"""
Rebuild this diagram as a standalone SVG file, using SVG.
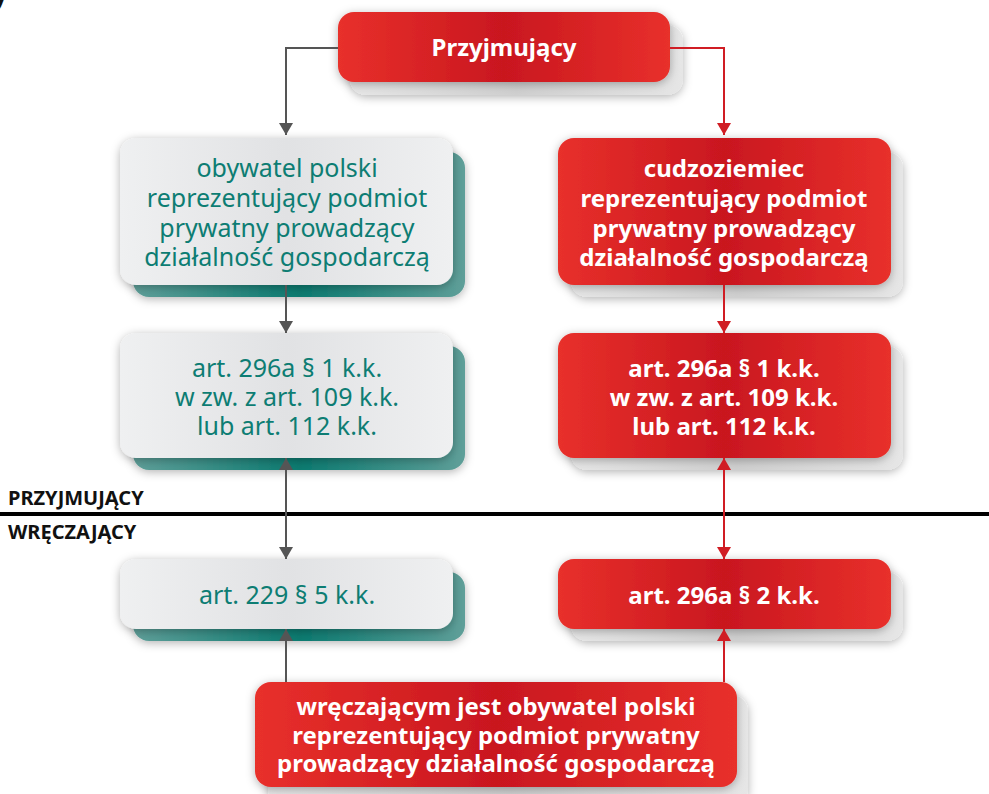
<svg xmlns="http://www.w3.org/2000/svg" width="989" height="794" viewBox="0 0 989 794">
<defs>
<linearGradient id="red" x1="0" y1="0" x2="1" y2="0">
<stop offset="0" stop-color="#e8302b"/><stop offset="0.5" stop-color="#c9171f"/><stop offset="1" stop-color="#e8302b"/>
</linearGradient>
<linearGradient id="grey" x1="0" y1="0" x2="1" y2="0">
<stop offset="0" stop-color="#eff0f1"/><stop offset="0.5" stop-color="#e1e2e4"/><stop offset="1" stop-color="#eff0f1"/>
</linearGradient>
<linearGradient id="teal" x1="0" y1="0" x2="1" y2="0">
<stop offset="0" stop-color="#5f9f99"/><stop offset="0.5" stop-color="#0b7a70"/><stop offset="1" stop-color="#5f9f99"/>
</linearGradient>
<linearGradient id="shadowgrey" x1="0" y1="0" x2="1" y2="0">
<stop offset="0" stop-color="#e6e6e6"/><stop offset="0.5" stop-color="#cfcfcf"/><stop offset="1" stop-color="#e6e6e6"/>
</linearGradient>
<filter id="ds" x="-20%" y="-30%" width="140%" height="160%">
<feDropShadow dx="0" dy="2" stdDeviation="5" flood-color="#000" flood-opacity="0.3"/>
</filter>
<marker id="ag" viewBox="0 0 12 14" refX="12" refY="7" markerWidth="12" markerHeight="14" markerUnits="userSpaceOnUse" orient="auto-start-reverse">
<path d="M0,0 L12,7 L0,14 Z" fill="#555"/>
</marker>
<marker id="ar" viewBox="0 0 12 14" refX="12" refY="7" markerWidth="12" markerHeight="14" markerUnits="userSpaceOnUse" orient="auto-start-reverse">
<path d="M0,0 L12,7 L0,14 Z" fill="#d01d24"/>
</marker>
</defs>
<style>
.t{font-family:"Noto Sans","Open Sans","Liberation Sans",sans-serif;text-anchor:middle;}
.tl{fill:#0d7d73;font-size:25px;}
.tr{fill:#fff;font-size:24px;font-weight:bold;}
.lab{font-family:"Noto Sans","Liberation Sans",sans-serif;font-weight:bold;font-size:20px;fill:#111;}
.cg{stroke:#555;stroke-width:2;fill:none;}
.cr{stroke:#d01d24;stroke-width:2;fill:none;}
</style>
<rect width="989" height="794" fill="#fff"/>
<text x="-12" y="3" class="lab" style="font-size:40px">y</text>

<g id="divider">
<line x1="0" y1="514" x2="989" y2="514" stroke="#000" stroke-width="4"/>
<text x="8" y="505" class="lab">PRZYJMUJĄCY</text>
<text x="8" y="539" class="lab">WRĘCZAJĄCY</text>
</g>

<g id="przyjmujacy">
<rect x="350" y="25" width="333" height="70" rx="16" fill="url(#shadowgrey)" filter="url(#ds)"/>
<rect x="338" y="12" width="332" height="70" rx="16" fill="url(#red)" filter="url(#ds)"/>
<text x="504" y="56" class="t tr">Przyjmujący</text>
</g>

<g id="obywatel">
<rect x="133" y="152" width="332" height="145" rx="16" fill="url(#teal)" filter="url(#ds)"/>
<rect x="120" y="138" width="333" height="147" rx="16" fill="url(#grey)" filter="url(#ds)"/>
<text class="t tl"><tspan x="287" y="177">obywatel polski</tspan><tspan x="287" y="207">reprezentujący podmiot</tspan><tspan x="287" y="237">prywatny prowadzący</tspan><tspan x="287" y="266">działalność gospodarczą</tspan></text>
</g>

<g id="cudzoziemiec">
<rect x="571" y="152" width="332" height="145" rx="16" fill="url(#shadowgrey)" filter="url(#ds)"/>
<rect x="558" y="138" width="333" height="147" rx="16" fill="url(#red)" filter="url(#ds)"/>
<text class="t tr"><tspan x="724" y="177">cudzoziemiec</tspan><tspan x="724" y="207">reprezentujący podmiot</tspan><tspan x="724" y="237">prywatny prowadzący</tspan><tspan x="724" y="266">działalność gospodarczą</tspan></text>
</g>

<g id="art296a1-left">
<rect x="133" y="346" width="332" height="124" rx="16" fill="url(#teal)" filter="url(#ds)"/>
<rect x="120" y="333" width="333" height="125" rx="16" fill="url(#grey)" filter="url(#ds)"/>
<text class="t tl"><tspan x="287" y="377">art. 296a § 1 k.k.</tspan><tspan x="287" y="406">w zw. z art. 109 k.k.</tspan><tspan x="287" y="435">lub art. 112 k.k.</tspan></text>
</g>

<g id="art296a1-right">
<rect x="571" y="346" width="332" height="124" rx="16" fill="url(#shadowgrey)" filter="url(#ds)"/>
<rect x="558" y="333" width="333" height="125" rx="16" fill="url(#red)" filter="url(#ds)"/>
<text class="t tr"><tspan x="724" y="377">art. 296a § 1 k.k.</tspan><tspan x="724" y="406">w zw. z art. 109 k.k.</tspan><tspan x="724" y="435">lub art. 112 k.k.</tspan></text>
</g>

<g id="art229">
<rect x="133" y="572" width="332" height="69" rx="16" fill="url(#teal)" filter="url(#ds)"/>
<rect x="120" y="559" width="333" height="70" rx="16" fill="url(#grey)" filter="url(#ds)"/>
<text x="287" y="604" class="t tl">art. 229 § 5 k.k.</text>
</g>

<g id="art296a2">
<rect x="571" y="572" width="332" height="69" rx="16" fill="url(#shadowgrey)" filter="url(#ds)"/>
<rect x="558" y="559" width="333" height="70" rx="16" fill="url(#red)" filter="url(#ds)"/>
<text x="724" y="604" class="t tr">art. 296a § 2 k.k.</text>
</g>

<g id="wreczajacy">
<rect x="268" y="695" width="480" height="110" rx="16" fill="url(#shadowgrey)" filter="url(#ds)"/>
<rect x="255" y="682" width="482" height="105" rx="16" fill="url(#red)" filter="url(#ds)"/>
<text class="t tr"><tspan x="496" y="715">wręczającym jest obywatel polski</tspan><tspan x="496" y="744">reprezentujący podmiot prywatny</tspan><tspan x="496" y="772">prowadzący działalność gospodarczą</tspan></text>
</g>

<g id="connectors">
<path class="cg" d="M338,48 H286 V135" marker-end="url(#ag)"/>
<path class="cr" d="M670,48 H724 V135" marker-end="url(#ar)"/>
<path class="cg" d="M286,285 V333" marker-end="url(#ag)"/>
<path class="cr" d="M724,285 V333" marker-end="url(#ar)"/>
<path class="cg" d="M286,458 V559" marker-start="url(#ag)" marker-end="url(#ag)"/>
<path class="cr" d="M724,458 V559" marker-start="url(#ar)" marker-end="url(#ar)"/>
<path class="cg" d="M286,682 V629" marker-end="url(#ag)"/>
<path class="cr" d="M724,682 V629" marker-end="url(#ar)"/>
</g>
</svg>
"""
Prompt: Copy all the lines of data exactly as they appear, dropping any images.

Result of this exercise:
Rebuild this diagram as a standalone SVG file, using SVG.
<svg xmlns="http://www.w3.org/2000/svg" width="989" height="794" viewBox="0 0 989 794">
<defs>
<linearGradient id="red" x1="0" y1="0" x2="1" y2="0">
<stop offset="0" stop-color="#e8302b"/><stop offset="0.5" stop-color="#c9171f"/><stop offset="1" stop-color="#e8302b"/>
</linearGradient>
<linearGradient id="grey" x1="0" y1="0" x2="1" y2="0">
<stop offset="0" stop-color="#eff0f1"/><stop offset="0.5" stop-color="#e1e2e4"/><stop offset="1" stop-color="#eff0f1"/>
</linearGradient>
<linearGradient id="teal" x1="0" y1="0" x2="1" y2="0">
<stop offset="0" stop-color="#5f9f99"/><stop offset="0.5" stop-color="#0b7a70"/><stop offset="1" stop-color="#5f9f99"/>
</linearGradient>
<linearGradient id="shadowgrey" x1="0" y1="0" x2="1" y2="0">
<stop offset="0" stop-color="#e6e6e6"/><stop offset="0.5" stop-color="#cfcfcf"/><stop offset="1" stop-color="#e6e6e6"/>
</linearGradient>
<filter id="ds" x="-20%" y="-30%" width="140%" height="160%">
<feDropShadow dx="0" dy="2" stdDeviation="5" flood-color="#000" flood-opacity="0.3"/>
</filter>
<marker id="ag" viewBox="0 0 12 14" refX="12" refY="7" markerWidth="12" markerHeight="14" markerUnits="userSpaceOnUse" orient="auto-start-reverse">
<path d="M0,0 L12,7 L0,14 Z" fill="#555"/>
</marker>
<marker id="ar" viewBox="0 0 12 14" refX="12" refY="7" markerWidth="12" markerHeight="14" markerUnits="userSpaceOnUse" orient="auto-start-reverse">
<path d="M0,0 L12,7 L0,14 Z" fill="#d01d24"/>
</marker>
</defs>
<style>
.t{font-family:"Noto Sans","Open Sans","Liberation Sans",sans-serif;text-anchor:middle;}
.tl{fill:#0d7d73;font-size:25px;}
.tr{fill:#fff;font-size:24px;font-weight:bold;}
.lab{font-family:"Noto Sans","Liberation Sans",sans-serif;font-weight:bold;font-size:20px;fill:#111;}
.cg{stroke:#555;stroke-width:2;fill:none;}
.cr{stroke:#d01d24;stroke-width:2;fill:none;}
</style>
<rect width="989" height="794" fill="#fff"/>
<text x="-12" y="3" class="lab" style="font-size:40px">y</text>

<g id="divider">
<line x1="0" y1="514" x2="989" y2="514" stroke="#000" stroke-width="4"/>
<text x="8" y="505" class="lab">PRZYJMUJĄCY</text>
<text x="8" y="539" class="lab">WRĘCZAJĄCY</text>
</g>

<g id="przyjmujacy">
<rect x="350" y="25" width="333" height="70" rx="16" fill="url(#shadowgrey)" filter="url(#ds)"/>
<rect x="338" y="12" width="332" height="70" rx="16" fill="url(#red)" filter="url(#ds)"/>
<text x="504" y="56" class="t tr">Przyjmujący</text>
</g>

<g id="obywatel">
<rect x="133" y="152" width="332" height="145" rx="16" fill="url(#teal)" filter="url(#ds)"/>
<rect x="120" y="138" width="333" height="147" rx="16" fill="url(#grey)" filter="url(#ds)"/>
<text class="t tl"><tspan x="287" y="177">obywatel polski</tspan><tspan x="287" y="207">reprezentujący podmiot</tspan><tspan x="287" y="237">prywatny prowadzący</tspan><tspan x="287" y="266">działalność gospodarczą</tspan></text>
</g>

<g id="cudzoziemiec">
<rect x="571" y="152" width="332" height="145" rx="16" fill="url(#shadowgrey)" filter="url(#ds)"/>
<rect x="558" y="138" width="333" height="147" rx="16" fill="url(#red)" filter="url(#ds)"/>
<text class="t tr"><tspan x="724" y="177">cudzoziemiec</tspan><tspan x="724" y="207">reprezentujący podmiot</tspan><tspan x="724" y="237">prywatny prowadzący</tspan><tspan x="724" y="266">działalność gospodarczą</tspan></text>
</g>

<g id="art296a1-left">
<rect x="133" y="346" width="332" height="124" rx="16" fill="url(#teal)" filter="url(#ds)"/>
<rect x="120" y="333" width="333" height="125" rx="16" fill="url(#grey)" filter="url(#ds)"/>
<text class="t tl"><tspan x="287" y="377">art. 296a § 1 k.k.</tspan><tspan x="287" y="406">w zw. z art. 109 k.k.</tspan><tspan x="287" y="435">lub art. 112 k.k.</tspan></text>
</g>

<g id="art296a1-right">
<rect x="571" y="346" width="332" height="124" rx="16" fill="url(#shadowgrey)" filter="url(#ds)"/>
<rect x="558" y="333" width="333" height="125" rx="16" fill="url(#red)" filter="url(#ds)"/>
<text class="t tr"><tspan x="724" y="377">art. 296a § 1 k.k.</tspan><tspan x="724" y="406">w zw. z art. 109 k.k.</tspan><tspan x="724" y="435">lub art. 112 k.k.</tspan></text>
</g>

<g id="art229">
<rect x="133" y="572" width="332" height="69" rx="16" fill="url(#teal)" filter="url(#ds)"/>
<rect x="120" y="559" width="333" height="70" rx="16" fill="url(#grey)" filter="url(#ds)"/>
<text x="287" y="604" class="t tl">art. 229 § 5 k.k.</text>
</g>

<g id="art296a2">
<rect x="571" y="572" width="332" height="69" rx="16" fill="url(#shadowgrey)" filter="url(#ds)"/>
<rect x="558" y="559" width="333" height="70" rx="16" fill="url(#red)" filter="url(#ds)"/>
<text x="724" y="604" class="t tr">art. 296a § 2 k.k.</text>
</g>

<g id="wreczajacy">
<rect x="268" y="695" width="480" height="110" rx="16" fill="url(#shadowgrey)" filter="url(#ds)"/>
<rect x="255" y="682" width="482" height="105" rx="16" fill="url(#red)" filter="url(#ds)"/>
<text class="t tr"><tspan x="496" y="715">wręczającym jest obywatel polski</tspan><tspan x="496" y="744">reprezentujący podmiot prywatny</tspan><tspan x="496" y="772">prowadzący działalność gospodarczą</tspan></text>
</g>

<g id="connectors">
<path class="cg" d="M338,48 H286 V135" marker-end="url(#ag)"/>
<path class="cr" d="M670,48 H724 V135" marker-end="url(#ar)"/>
<path class="cg" d="M286,285 V333" marker-end="url(#ag)"/>
<path class="cr" d="M724,285 V333" marker-end="url(#ar)"/>
<path class="cg" d="M286,458 V559" marker-start="url(#ag)" marker-end="url(#ag)"/>
<path class="cr" d="M724,458 V559" marker-start="url(#ar)" marker-end="url(#ar)"/>
<path class="cg" d="M286,682 V629" marker-end="url(#ag)"/>
<path class="cr" d="M724,682 V629" marker-end="url(#ar)"/>
</g>
</svg>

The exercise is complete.